▸ DATA SECTION

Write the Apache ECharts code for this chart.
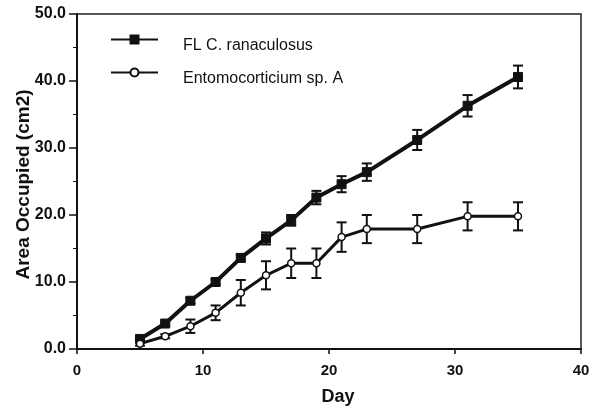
<!DOCTYPE html>
<html>
<head>
<meta charset="utf-8">
<script src="https://cdn.jsdelivr.net/npm/echarts@6/dist/echarts.min.js"></script>
<style>
  html, body { margin: 0; padding: 0; background: #fff; }
  #chart { width: 590px; height: 409px; }
</style>
</head>
<body>
<div id="chart"></div>
<script>
const days = [5, 7, 9, 11, 13, 15, 17, 19, 21, 23, 27, 31, 35];
const flMean = [1.5, 3.8, 7.2, 10.0, 13.6, 16.5, 19.2, 22.6, 24.6, 26.4, 31.2, 36.3, 40.6];
const flErr = [0.3, 0.3, 0.4, 0.4, 0.5, 0.9, 0.8, 1.0, 1.2, 1.3, 1.5, 1.6, 1.7];
const entMean = [0.8, 1.9, 3.4, 5.4, 8.4, 11.0, 12.8, 12.8, 16.7, 17.9, 17.9, 19.8, 19.8];
const entErr = [0.3, 0.3, 1.0, 1.1, 1.9, 2.1, 2.2, 2.2, 2.2, 2.1, 2.1, 2.1, 2.1];
const seriesNames = ['FL C. ranaculosus', 'Entomocorticium sp. A'];

const font = '"Liberation Sans", Arial, sans-serif';

// error bars drawn through the axes, one vertical stroke + two caps per point
function errorBars(mean, err, width) {
  return {
    type: 'custom',
    silent: true,
    z: 1,
    data: days.map((d, i) => [d, mean[i] - err[i], mean[i] + err[i]]),
    renderItem: (params, api) => {
      const lo = api.coord([api.value(0), api.value(1)]);
      const hi = api.coord([api.value(0), api.value(2)]);
      const cap = 5;
      const style = { stroke: '#111', lineWidth: width };
      return {
        type: 'group',
        children: [
          { type: 'line', shape: { x1: lo[0], y1: lo[1], x2: hi[0], y2: hi[1] }, style },
          { type: 'line', shape: { x1: lo[0] - cap, y1: lo[1], x2: lo[0] + cap, y2: lo[1] }, style },
          { type: 'line', shape: { x1: hi[0] - cap, y1: hi[1], x2: hi[0] + cap, y2: hi[1] }, style }
        ]
      };
    }
  };
}

const chart = echarts.init(document.getElementById('chart'));
chart.setOption({
  animation: false,
  backgroundColor: '#fff',
  grid: {
    left: 77, right: 9, top: 14, bottom: 60,
    outerBoundsMode: 'none',
    show: true, borderColor: '#222', borderWidth: 1.5, backgroundColor: 'transparent'
  },
  legend: {
    orient: 'vertical',
    left: 105,
    top: 20,
    itemWidth: 47,
    itemHeight: 10,
    itemGap: 4,
    data: seriesNames,
    formatter: '{t|{name}}',
    textStyle: {
      fontFamily: font, fontSize: 16, color: '#111',
      rich: { t: { fontFamily: font, fontSize: 16, color: '#111', lineHeight: 18, padding: [13, 0, 0, 20] } }
    }
  },
  xAxis: {
    type: 'value',
    min: 0,
    max: 40,
    interval: 10,
    name: 'Day',
    nameLocation: 'middle',
    nameGap: 39,
    nameTextStyle: { fontFamily: font, fontSize: 18, fontWeight: 'bold', color: '#111', padding: [0, 0, 0, 18] },
    axisLine: { lineStyle: { color: '#111', width: 2 } },
    axisTick: { length: 5, lineStyle: { color: '#111', width: 1.5 } },
    axisLabel: { fontFamily: font, fontSize: 15, fontWeight: 'bold', color: '#111', margin: 14 },
    splitLine: { show: false }
  },
  yAxis: {
    type: 'value',
    min: 0,
    max: 50,
    interval: 10,
    name: 'Area Occupied (cm2)',
    nameLocation: 'middle',
    nameGap: 44,
    nameMoveOverlap: false,
    nameTextStyle: { fontFamily: font, fontSize: 19, fontWeight: 'bold', color: '#111', padding: [0, 6, 0, 0] },
    axisLine: { show: true, lineStyle: { color: '#111', width: 2 } },
    axisTick: { show: true, length: 8, lineStyle: { color: '#111', width: 1.5 } },
    minorTick: { show: true, splitNumber: 2, length: 4, lineStyle: { color: '#111', width: 1 } },
    axisLabel: { fontFamily: font, fontSize: 16, fontWeight: 'bold', color: '#111', margin: 11,
      formatter: v => v.toFixed(1) },
    splitLine: { show: false }
  },
  series: [
    errorBars(flMean, flErr, 2),
    errorBars(entMean, entErr, 2),
    {
      name: seriesNames[0],
      type: 'line',
      z: 3,
      data: days.map((d, i) => [d, flMean[i]]),
      symbol: 'rect',
      symbolSize: 9,
      lineStyle: { color: '#111', width: 4 },
      itemStyle: { color: '#111', borderColor: '#111', borderWidth: 1 }
    },
    {
      name: seriesNames[1],
      type: 'line',
      z: 3,
      data: days.map((d, i) => [d, entMean[i]]),
      symbol: 'circle',
      symbolSize: 7,
      lineStyle: { color: '#111', width: 3 },
      itemStyle: { color: '#fff', borderColor: '#111', borderWidth: 1.5 }
    }
  ]
});
</script>
</body>
</html>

▸ GIVEN TASK
Write out the material above again, word for word, minus its pictures.

▸ FINAL RESULT
Write the Apache ECharts code for this chart.
<!DOCTYPE html>
<html>
<head>
<meta charset="utf-8">
<script src="https://cdn.jsdelivr.net/npm/echarts@6/dist/echarts.min.js"></script>
<style>
  html, body { margin: 0; padding: 0; background: #fff; }
  #chart { width: 590px; height: 409px; }
</style>
</head>
<body>
<div id="chart"></div>
<script>
const days = [5, 7, 9, 11, 13, 15, 17, 19, 21, 23, 27, 31, 35];
const flMean = [1.5, 3.8, 7.2, 10.0, 13.6, 16.5, 19.2, 22.6, 24.6, 26.4, 31.2, 36.3, 40.6];
const flErr = [0.3, 0.3, 0.4, 0.4, 0.5, 0.9, 0.8, 1.0, 1.2, 1.3, 1.5, 1.6, 1.7];
const entMean = [0.8, 1.9, 3.4, 5.4, 8.4, 11.0, 12.8, 12.8, 16.7, 17.9, 17.9, 19.8, 19.8];
const entErr = [0.3, 0.3, 1.0, 1.1, 1.9, 2.1, 2.2, 2.2, 2.2, 2.1, 2.1, 2.1, 2.1];
const seriesNames = ['FL C. ranaculosus', 'Entomocorticium sp. A'];

const font = '"Liberation Sans", Arial, sans-serif';

// error bars drawn through the axes, one vertical stroke + two caps per point
function errorBars(mean, err, width) {
  return {
    type: 'custom',
    silent: true,
    z: 1,
    data: days.map((d, i) => [d, mean[i] - err[i], mean[i] + err[i]]),
    renderItem: (params, api) => {
      const lo = api.coord([api.value(0), api.value(1)]);
      const hi = api.coord([api.value(0), api.value(2)]);
      const cap = 5;
      const style = { stroke: '#111', lineWidth: width };
      return {
        type: 'group',
        children: [
          { type: 'line', shape: { x1: lo[0], y1: lo[1], x2: hi[0], y2: hi[1] }, style },
          { type: 'line', shape: { x1: lo[0] - cap, y1: lo[1], x2: lo[0] + cap, y2: lo[1] }, style },
          { type: 'line', shape: { x1: hi[0] - cap, y1: hi[1], x2: hi[0] + cap, y2: hi[1] }, style }
        ]
      };
    }
  };
}

const chart = echarts.init(document.getElementById('chart'));
chart.setOption({
  animation: false,
  backgroundColor: '#fff',
  grid: {
    left: 77, right: 9, top: 14, bottom: 60,
    outerBoundsMode: 'none',
    show: true, borderColor: '#222', borderWidth: 1.5, backgroundColor: 'transparent'
  },
  legend: {
    orient: 'vertical',
    left: 105,
    top: 20,
    itemWidth: 47,
    itemHeight: 10,
    itemGap: 4,
    data: seriesNames,
    formatter: '{t|{name}}',
    textStyle: {
      fontFamily: font, fontSize: 16, color: '#111',
      rich: { t: { fontFamily: font, fontSize: 16, color: '#111', lineHeight: 18, padding: [13, 0, 0, 20] } }
    }
  },
  xAxis: {
    type: 'value',
    min: 0,
    max: 40,
    interval: 10,
    name: 'Day',
    nameLocation: 'middle',
    nameGap: 39,
    nameTextStyle: { fontFamily: font, fontSize: 18, fontWeight: 'bold', color: '#111', padding: [0, 0, 0, 18] },
    axisLine: { lineStyle: { color: '#111', width: 2 } },
    axisTick: { length: 5, lineStyle: { color: '#111', width: 1.5 } },
    axisLabel: { fontFamily: font, fontSize: 15, fontWeight: 'bold', color: '#111', margin: 14 },
    splitLine: { show: false }
  },
  yAxis: {
    type: 'value',
    min: 0,
    max: 50,
    interval: 10,
    name: 'Area Occupied (cm2)',
    nameLocation: 'middle',
    nameGap: 44,
    nameMoveOverlap: false,
    nameTextStyle: { fontFamily: font, fontSize: 19, fontWeight: 'bold', color: '#111', padding: [0, 6, 0, 0] },
    axisLine: { show: true, lineStyle: { color: '#111', width: 2 } },
    axisTick: { show: true, length: 8, lineStyle: { color: '#111', width: 1.5 } },
    minorTick: { show: true, splitNumber: 2, length: 4, lineStyle: { color: '#111', width: 1 } },
    axisLabel: { fontFamily: font, fontSize: 16, fontWeight: 'bold', color: '#111', margin: 11,
      formatter: v => v.toFixed(1) },
    splitLine: { show: false }
  },
  series: [
    errorBars(flMean, flErr, 2),
    errorBars(entMean, entErr, 2),
    {
      name: seriesNames[0],
      type: 'line',
      z: 3,
      data: days.map((d, i) => [d, flMean[i]]),
      symbol: 'rect',
      symbolSize: 9,
      lineStyle: { color: '#111', width: 4 },
      itemStyle: { color: '#111', borderColor: '#111', borderWidth: 1 }
    },
    {
      name: seriesNames[1],
      type: 'line',
      z: 3,
      data: days.map((d, i) => [d, entMean[i]]),
      symbol: 'circle',
      symbolSize: 7,
      lineStyle: { color: '#111', width: 3 },
      itemStyle: { color: '#fff', borderColor: '#111', borderWidth: 1.5 }
    }
  ]
});
</script>
</body>
</html>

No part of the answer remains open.